At the beginning of The Secret Garden the harsh and wintry weather of Yorkshire seems hostile to the young and intractable Mary Lennox. It is so different from the India of her childhood that it is actively frightening. In Chapter 13, she is especially unsettled by the wind blowing around the house:

She did not cry, but she lay and hated the sound of the heavily beating rain, she hated the wind and its “wuthering.” She could not go to sleep again. The mournful sound kept her awake because she felt mournful herself. If she had felt happy it would probably have lulled her to sleep. How it “wuthered” and how the big raindrops poured down and beat against the pane! “It sounds just like a person lost on the moor and wandering on and on crying,” [...]

The word "wuthering" describes the sound of strong gusts of wind shrieking and blustering. It's only now in common parlance from the acclaimed Charlotte Brontë novel also featuring Yorkshire weather, Wuthering Heights. The tumult Mary feels inside is echoed in the weather, and their mutual "mournfulness" preoccupies her.

Earlier, in Chapter 5, Burnett uses a simile to describe Misselthwaite Manor as being shaken and embattled by the wind in a threatening way, as if an unseen giant is "buffeting [...] and beating at the walls and trying to break in." Burnett makes the reader feel the enormity of the sound and the force of the wind with this language. Mary seems very small, and the forces around her comparatively huge. 

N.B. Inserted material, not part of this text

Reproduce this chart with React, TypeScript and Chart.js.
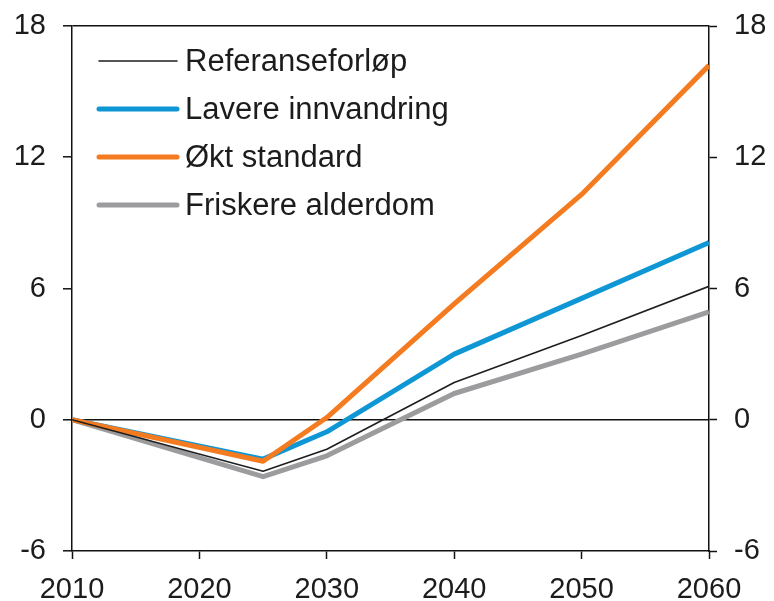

However, later, when Mary feels more comfortable and at home, the sound of the wind becomes familiar to her. When she learns the word "wutherin'" from Martha (when it had previously only been used by the narrator), she is able to contextualize the sound in a way that now feels familiar and comforting rather than oppressive and foreign. She feels that it is "nice" to be inside and protected from it. The house's strength makes her feel "safe and warm" by comparison, "in a room with a red coal fire."